Clearly a GTO strategy can't be exploited. However for one thing people should be very careful about using the phrase GTO in describing poker. Poker is not (anywhere near) solved, so a GTO strategy for playing (say) 3 streets of hold'em is far far far from available. We can only say what is game theory optimal in very very limited circumstances. Most of the time when people say GTO they mean "I did a couple of EV calcs and dc/2+2/most of my skype buddies agree".
I agree. Although people misuse the term GTO is not an excuse for Alex to make the same mistake. Or he at least misapplies it. And although a GTO strategy for 3 streets of poker is no where near being solved doesn't mean that doing your best to use a GTO method to solve a spot in game is unpractical.
Now, to Alex Jacobs point. Say you get to the river with a class of bluff catching hands and all of his value hands beat you and you beat all of his bluffs. Your knowledge of game theory says you should call x% of the time and fold the rest. If you decide "ok, I get here with AK x% of the time so every time I have AK I call". You are definitely not playing a GTO strategy at that point. If the class of hands are all truely equivalent then you need to call at random each time with probability x, and if they are equivalent-ish but varying in strength then you need to call with a weighted probability that adds up to x overall (to handle the case where he might say bluff with AT). If you always call with AK your strategy is exploitable if Prahlad can handread you. If he knows you don't have AK then he shoves more bluffs and if he knows you have AK he shoves more nuts. Alex did not misunderstand what a GTO strategy is, he's saying if the odds say we call x% of the time, we can't just use hand strength alone to decide what makes up that x% (from a pure game theoretic point of view).
I don't really want to get into the details of GTO strategy unless you think it's somehow important to the conversation. But can we both agree that a GTO strategy would say that if your only choices were to call or fold that you need to call some x% of the time and that you should use the best x% of hands in order to make your opponent indifferent to choosing any other action. So you might need to call with AK all the time, fold AK all the time, or calls with AK some % of the time. I think we both agree with this, but you can tell me if you don't.
But I'm not really sure where you think that AJ says any of the points you make in his post.
Where do you think he tries to compare using absolute hand strength vs relative hand strength in deciding which hands are best to call with. Sure he points out that AK and KQ is very similar in terms of relative hand strength, but he doesn't point out that KQ would be a better call because of blockers. Actually in his post he seems to ignore the obvious blockers potential and tries to equate the two hands. "and yet most of you would agree that the vast majority of the time, P has either less than KQ or greater than AK." And so Alex is suggesting that it shouldn't matter if we call with AK or KQ because against Prahlads range they're both bluff catchers. And so he is completely backward in suggesting that a GTO approach would somehow suggest that if you call with AK that you should also call with KQ. In fact, the other user's approach that you should call some x% of time (even if it is based on absolute hand strength vs relative hand strength) is almost surely closer to a GTO approach.

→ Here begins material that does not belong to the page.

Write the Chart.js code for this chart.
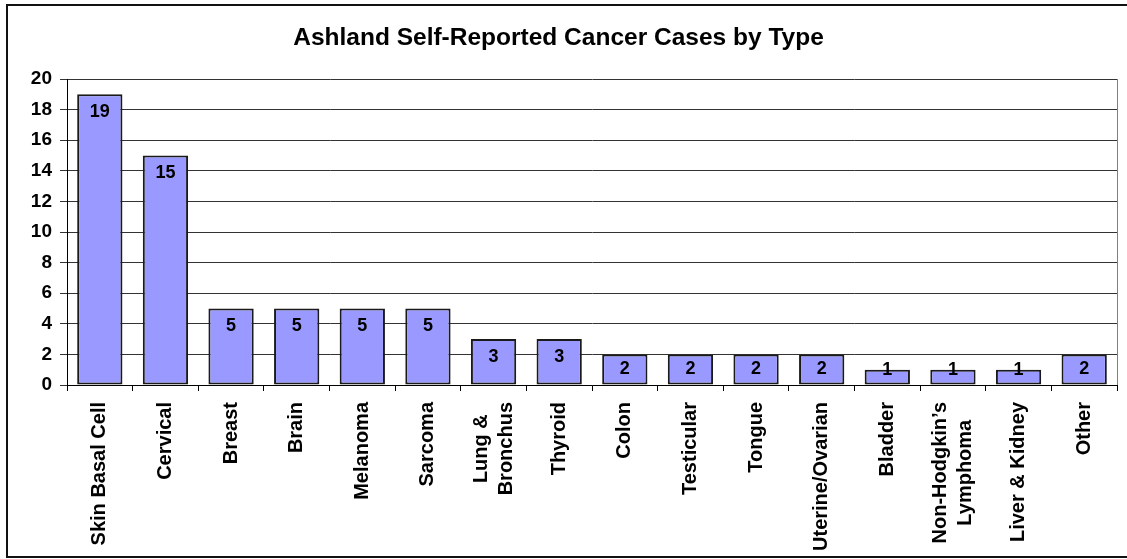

He goes on to make arguments such as Mahatma can exploit a GTO strategy, "it seems to me that this is sort of a game-theoretic approach... THIS is the kind of thinking that makes P so successful, not the guys who are saying to fold. because when you think like this you are giving up already.... you are just saying, my hand falls into the x% when i should call, i hope i win. he knows that you do this."
Instead he says that you need to try and use an exploitative strategy to beat Mahatma and try to "read him", and it is this way that we're going to stop Mahatma from being "so successful". Actually if players were using a more GTO approach, Mahatma would almost surely be LESS successful. It's the people who keep trying to read him who are getting out played by his exploitative strategy, since their ranges will be much much more unbalanced, then if you're using something closer to GTO approach.